--- Start ---
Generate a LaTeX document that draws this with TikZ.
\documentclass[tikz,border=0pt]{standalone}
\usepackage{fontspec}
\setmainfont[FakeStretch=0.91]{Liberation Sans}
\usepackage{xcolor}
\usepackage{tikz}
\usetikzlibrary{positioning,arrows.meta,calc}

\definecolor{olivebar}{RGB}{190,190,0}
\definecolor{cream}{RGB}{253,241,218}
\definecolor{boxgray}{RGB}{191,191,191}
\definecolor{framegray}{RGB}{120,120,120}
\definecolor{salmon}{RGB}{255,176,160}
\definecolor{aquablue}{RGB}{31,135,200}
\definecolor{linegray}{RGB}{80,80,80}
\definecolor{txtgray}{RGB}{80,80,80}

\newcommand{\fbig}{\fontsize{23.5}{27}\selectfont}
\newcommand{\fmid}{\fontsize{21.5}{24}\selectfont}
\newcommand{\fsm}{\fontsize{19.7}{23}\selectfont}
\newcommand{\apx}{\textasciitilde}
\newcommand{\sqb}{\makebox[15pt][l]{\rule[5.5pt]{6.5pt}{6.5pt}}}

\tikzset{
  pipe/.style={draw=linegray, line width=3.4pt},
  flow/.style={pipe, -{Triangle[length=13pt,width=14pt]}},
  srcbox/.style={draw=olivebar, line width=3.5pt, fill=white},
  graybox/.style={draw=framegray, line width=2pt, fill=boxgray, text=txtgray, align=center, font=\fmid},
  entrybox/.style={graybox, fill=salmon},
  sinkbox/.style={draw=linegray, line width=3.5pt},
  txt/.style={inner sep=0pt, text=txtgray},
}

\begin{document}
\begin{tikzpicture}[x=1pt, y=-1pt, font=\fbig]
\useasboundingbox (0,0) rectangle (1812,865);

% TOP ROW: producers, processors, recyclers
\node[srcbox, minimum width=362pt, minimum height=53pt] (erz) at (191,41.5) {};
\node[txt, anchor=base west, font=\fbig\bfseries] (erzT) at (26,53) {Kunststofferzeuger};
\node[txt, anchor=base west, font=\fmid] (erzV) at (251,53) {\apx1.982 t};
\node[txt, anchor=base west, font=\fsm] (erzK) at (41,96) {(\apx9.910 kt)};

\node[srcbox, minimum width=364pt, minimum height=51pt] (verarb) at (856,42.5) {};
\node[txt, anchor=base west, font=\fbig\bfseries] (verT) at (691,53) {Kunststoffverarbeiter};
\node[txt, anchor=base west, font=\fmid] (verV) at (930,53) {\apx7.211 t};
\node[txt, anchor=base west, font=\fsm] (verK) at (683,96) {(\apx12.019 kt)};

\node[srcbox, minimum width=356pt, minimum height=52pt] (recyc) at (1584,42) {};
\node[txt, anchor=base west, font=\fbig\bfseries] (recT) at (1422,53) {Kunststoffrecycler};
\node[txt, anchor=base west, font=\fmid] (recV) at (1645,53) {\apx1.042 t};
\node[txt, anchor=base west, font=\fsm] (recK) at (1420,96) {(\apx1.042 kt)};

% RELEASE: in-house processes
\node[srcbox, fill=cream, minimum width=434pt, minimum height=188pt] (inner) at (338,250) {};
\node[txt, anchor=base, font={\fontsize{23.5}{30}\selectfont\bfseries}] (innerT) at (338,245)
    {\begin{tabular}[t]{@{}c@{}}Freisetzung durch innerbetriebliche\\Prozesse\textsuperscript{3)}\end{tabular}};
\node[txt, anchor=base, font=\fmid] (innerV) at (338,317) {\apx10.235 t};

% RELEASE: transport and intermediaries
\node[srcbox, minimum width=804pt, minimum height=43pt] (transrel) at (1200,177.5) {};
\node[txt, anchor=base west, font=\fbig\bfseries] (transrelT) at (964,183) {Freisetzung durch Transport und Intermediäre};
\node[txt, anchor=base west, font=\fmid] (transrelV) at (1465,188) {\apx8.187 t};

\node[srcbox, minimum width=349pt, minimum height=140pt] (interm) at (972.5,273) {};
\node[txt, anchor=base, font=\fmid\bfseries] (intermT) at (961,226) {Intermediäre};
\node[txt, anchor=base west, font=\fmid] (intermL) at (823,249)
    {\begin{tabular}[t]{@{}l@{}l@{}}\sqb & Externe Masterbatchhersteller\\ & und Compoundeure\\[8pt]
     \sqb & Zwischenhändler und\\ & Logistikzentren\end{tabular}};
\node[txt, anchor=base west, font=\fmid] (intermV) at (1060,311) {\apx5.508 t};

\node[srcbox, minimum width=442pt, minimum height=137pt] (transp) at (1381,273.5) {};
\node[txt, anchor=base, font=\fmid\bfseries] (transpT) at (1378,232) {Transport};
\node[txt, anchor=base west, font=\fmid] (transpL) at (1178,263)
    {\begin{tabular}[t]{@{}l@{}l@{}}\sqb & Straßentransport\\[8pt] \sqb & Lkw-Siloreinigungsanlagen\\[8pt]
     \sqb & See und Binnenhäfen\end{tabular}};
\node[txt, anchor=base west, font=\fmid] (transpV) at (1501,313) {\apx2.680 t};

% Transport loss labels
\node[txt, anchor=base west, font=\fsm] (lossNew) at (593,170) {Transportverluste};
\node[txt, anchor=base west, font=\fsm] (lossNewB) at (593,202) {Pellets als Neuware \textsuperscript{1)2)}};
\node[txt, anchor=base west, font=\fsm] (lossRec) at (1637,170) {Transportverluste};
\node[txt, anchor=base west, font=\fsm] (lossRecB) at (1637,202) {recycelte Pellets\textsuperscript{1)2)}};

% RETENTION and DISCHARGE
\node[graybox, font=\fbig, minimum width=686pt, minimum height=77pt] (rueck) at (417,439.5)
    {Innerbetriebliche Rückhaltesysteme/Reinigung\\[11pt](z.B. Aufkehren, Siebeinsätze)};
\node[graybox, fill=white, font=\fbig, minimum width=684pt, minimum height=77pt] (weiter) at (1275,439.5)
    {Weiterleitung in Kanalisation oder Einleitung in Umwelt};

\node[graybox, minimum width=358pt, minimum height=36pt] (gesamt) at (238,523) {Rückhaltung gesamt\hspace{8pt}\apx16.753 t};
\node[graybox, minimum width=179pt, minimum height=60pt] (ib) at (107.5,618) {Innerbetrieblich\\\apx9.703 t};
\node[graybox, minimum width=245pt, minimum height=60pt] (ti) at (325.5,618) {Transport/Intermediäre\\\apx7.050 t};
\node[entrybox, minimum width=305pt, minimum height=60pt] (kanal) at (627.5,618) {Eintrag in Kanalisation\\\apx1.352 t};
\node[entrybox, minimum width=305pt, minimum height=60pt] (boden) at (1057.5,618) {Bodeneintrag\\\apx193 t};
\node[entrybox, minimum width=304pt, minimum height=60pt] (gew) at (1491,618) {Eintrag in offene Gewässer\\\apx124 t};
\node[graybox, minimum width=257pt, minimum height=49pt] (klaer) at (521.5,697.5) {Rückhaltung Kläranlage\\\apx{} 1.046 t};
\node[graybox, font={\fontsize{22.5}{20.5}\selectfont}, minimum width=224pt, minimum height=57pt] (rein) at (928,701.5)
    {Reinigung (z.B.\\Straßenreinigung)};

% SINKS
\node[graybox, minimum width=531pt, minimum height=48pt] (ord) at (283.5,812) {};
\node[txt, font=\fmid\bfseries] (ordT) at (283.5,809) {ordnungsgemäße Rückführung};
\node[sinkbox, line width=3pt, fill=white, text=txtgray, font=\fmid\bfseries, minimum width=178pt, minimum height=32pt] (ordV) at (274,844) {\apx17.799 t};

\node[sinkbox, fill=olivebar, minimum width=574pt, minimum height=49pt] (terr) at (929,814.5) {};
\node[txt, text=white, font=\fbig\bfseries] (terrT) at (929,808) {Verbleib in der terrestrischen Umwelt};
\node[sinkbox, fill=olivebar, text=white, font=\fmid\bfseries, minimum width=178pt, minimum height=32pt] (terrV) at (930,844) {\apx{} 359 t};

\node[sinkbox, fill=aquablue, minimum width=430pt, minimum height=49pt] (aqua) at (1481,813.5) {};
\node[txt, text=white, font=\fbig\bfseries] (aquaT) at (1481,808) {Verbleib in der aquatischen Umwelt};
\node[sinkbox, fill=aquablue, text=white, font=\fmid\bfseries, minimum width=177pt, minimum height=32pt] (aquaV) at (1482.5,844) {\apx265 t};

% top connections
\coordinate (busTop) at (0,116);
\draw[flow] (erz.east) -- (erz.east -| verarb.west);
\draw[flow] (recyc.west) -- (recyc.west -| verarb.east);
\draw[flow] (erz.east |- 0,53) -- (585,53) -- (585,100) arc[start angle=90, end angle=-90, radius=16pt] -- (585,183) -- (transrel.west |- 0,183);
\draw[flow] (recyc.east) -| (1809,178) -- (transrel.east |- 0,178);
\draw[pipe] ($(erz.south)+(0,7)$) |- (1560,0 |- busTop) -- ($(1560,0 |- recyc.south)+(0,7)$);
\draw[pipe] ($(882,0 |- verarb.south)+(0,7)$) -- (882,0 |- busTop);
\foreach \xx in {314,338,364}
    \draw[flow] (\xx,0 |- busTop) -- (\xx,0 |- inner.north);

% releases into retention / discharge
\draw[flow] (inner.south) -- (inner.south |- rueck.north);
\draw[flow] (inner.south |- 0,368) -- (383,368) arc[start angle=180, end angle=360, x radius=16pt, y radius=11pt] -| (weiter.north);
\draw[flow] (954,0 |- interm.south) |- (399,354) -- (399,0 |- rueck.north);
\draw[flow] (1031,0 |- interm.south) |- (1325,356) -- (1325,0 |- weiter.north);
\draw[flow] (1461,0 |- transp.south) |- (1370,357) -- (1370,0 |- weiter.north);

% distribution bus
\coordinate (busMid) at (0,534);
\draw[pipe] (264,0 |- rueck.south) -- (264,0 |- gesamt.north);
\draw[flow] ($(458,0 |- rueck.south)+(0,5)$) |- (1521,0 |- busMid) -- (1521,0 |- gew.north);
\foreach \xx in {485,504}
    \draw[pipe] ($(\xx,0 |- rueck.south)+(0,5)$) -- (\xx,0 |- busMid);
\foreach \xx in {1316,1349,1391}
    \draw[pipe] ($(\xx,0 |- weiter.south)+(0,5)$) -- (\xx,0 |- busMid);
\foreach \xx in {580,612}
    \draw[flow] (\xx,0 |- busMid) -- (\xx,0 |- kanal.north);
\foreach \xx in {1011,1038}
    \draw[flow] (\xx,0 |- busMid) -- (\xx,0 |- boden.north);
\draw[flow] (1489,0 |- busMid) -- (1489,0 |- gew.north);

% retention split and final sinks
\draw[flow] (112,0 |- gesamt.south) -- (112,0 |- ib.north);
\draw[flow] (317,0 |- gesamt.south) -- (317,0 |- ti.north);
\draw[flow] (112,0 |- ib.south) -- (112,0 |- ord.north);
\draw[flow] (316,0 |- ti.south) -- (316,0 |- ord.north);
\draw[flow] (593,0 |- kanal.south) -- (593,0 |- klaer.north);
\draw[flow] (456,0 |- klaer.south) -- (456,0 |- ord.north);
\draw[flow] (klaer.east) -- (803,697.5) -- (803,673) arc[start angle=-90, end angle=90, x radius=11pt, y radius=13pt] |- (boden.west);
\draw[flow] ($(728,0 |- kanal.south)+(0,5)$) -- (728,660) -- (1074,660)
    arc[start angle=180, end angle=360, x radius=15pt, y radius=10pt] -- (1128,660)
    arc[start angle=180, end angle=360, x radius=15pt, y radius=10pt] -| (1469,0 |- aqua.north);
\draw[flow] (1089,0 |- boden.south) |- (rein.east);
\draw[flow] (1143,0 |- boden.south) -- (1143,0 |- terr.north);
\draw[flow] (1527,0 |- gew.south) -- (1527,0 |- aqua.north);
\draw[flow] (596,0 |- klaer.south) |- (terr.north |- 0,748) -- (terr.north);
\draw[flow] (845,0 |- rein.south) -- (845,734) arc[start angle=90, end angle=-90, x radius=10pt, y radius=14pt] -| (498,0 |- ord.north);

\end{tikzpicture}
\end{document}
--- End ---
Problem to solve: Restate, word for word and with nothing added, the lines from the first line of the listing through the one where "west, font=\fsm] (erzK)" stands.

Final result:
Generate a LaTeX document that draws this with TikZ.
\documentclass[tikz,border=0pt]{standalone}
\usepackage{fontspec}
\setmainfont[FakeStretch=0.91]{Liberation Sans}
\usepackage{xcolor}
\usepackage{tikz}
\usetikzlibrary{positioning,arrows.meta,calc}

\definecolor{olivebar}{RGB}{190,190,0}
\definecolor{cream}{RGB}{253,241,218}
\definecolor{boxgray}{RGB}{191,191,191}
\definecolor{framegray}{RGB}{120,120,120}
\definecolor{salmon}{RGB}{255,176,160}
\definecolor{aquablue}{RGB}{31,135,200}
\definecolor{linegray}{RGB}{80,80,80}
\definecolor{txtgray}{RGB}{80,80,80}

\newcommand{\fbig}{\fontsize{23.5}{27}\selectfont}
\newcommand{\fmid}{\fontsize{21.5}{24}\selectfont}
\newcommand{\fsm}{\fontsize{19.7}{23}\selectfont}
\newcommand{\apx}{\textasciitilde}
\newcommand{\sqb}{\makebox[15pt][l]{\rule[5.5pt]{6.5pt}{6.5pt}}}

\tikzset{
  pipe/.style={draw=linegray, line width=3.4pt},
  flow/.style={pipe, -{Triangle[length=13pt,width=14pt]}},
  srcbox/.style={draw=olivebar, line width=3.5pt, fill=white},
  graybox/.style={draw=framegray, line width=2pt, fill=boxgray, text=txtgray, align=center, font=\fmid},
  entrybox/.style={graybox, fill=salmon},
  sinkbox/.style={draw=linegray, line width=3.5pt},
  txt/.style={inner sep=0pt, text=txtgray},
}

\begin{document}
\begin{tikzpicture}[x=1pt, y=-1pt, font=\fbig]
\useasboundingbox (0,0) rectangle (1812,865);

% TOP ROW: producers, processors, recyclers
\node[srcbox, minimum width=362pt, minimum height=53pt] (erz) at (191,41.5) {};
\node[txt, anchor=base west, font=\fbig\bfseries] (erzT) at (26,53) {Kunststofferzeuger};
\node[txt, anchor=base west, font=\fmid] (erzV) at (251,53) {\apx1.982 t};
\node[txt, anchor=base west, font=\fsm] (erzK) at (41,96) {(\apx9.910 kt)};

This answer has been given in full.